If it is beneficial or not, it depends on the actual application and target platform. Embedded platform compilers were and often still are "special snowflakes" with behaviour outside of industry standards for sake of effectiveness.

"Embedded" is an umbrella term referring to a kind of application rather than type of hardware platform. Your smartphone running Android, an old 1999 cellphone, a Keysight network analyzer running Linux with Wayland support and OpenGL capabilities, bank ATM running MS Windows and kiosk application written in Qt 5.15, an ADSL router with MIPS CPU and aircraft's navigation console with multiple ARM single board computers in it, a SCADA data acquisition unit on some production line, a Raspberry-controlled drone, all those are embedded applications.
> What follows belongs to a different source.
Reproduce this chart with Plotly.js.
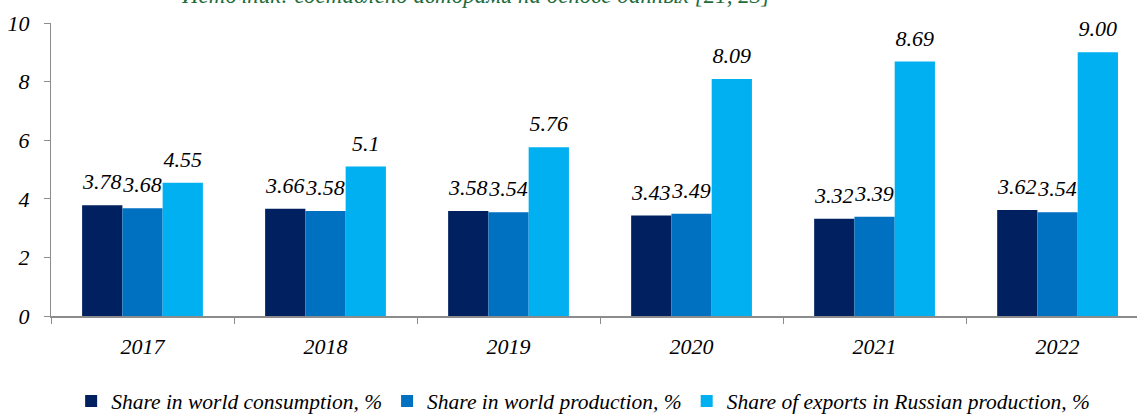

They have different requirements, different mode of work, different environments.

There is a term that gets mixed-up with embedded - real-time. Real-time is actually a requirement to application and hardware to react in predetermined way. Router, drone and aircraft console might be considered such, while an ATM doesn't need to be realtime and doesn't require to be miniature (in opposite, it's preferable that no one would be able to drag it away).

How a fully static set of functions in a header could be better?

If we speaking of non-compliant compilers or those ones designed prior to ISO C99 standard they could inline them. If we speaking of ISO compiler, that never would happen unless they are declared inline(keyword is supported in C99), and static inline is just static.

Linker would drop unused names from each translation unit, so only used functions may get duplicates.

There are platforms that have different call conventions and memory model, leading to existence of "short" and "long" pointers and calls. A call between translation units had to be a long one to meet requirement of being able to be called from each unit. Within single unit it's likely to be "short" (and faster?) and can be determined automatically, because it is used only locally.

In some real-time platforms there are no real OS or kernel or thread/process manager, just a loader and bootstrap code linked to user's program as a library. Some of those able to run code in threads asynchronously, in which case the absence of deduplication is beneficial. It prevents execution flow to enter same function from different asynchronous calls. It's an isolation measure, reducing conflicts on cache level, as well as allowing to debug loaded unit externally if one want to monitor call to certain function when it is called from certain thread.

Finally, as it happens a lot with this industry, it might be a case of ritual programming. I would differ it from cargo cult code, as it could be done out of habit rather than out of lack of knowledge. While target platform didn't had any factors listed above, ths code was written in "familiar" style.